Enquanto isso, com habilidade e uma matreirice solerte que, pelo menos eu vejo em seus ares histriônicos, suas piadinhas de boa-praça e a falsa inocência para cuja plena credibilidade ele precisaria aperfeiçoar-se um pouquinho mais em artes cênicas, o presidente chama os usineiros de heróis, beija a mão de Jader Barbalho, faz tudo para segurar a barra de Renan Calheiros, enche a bola de Nelson Jobim e, no geral, age como a mais camaleônica figura, agente do status quo, capitão de um governo omisso e conservador, que insiste, contra todas as evidências, em chamar-se de progressista, o que é tão grotesco quanto ver no PT de hoje em dia um partido de esquerda.


Revestido do teflon que ele reforçou com suas alegações de que não sabia de nada, não viu nada, não tomou parte em nada, ele hoje, pelo menos até o momento em que escrevo, parece, na visão da maioria, ainda imune ao lamaçal e aos bandidos que orbitam em torno do poder. Ou seja, pode-se reprovar o PT, mas Lula é inatacável, nele não pega nada. Mais ainda, é claro que Lula não é mais PT, nem o PT é Lula. Aliás, já era tempo, embora eu não tenha nada com isso, para o partido resolver se é PT ou se é um ponto de apoio do lulismo, este, sim, palpavelmente existente.

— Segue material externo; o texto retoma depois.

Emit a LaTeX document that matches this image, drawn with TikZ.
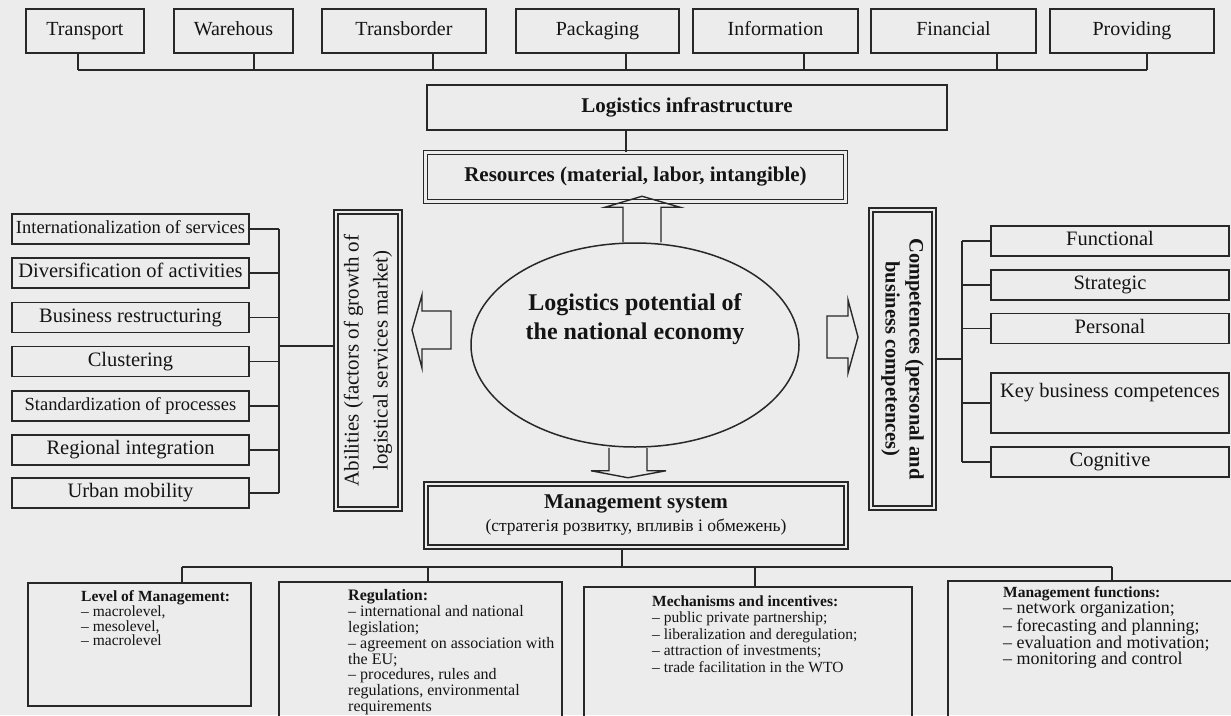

Pai dos pobres com a farsa irresponsável do Bolsa Família, que, além de danosamente assistencialista, não transfere renda dos ricos coisa nenhuma, mentira mais deslavada não podendo haver, o presidente se dissocia claramente de seu partido e é homem da Zelite. O PT, como muitos de nós também, serviu para ele se fazer. Ele se fez e agora ser um petista ao menos parecido com o passado é inconcebível. Descrevendo a posição em que está como o “ápice a que o ser humano pode chegar”, o presidente se interessa, acima de tudo, por permanecer no poder e dele desfrutar tão intensamente quanto possível. Ao PT a crise de identidade: ou continua pegado com Lula, nesse jogo social-democrático-oportunista e até humilhante, ou volta a ser PT, necessariamente oposto a esse presidente do establishment. Ou não faz nada e assiste, como os revolucionários franceses ao ex-cônsul Bonaparte, ao presidente botar sua coroazinha de imperador. Imperador no interesse dos verdadeiros poderosos, mas na ribalta do jeito que ele gosta, que é o que parece lhe bastar.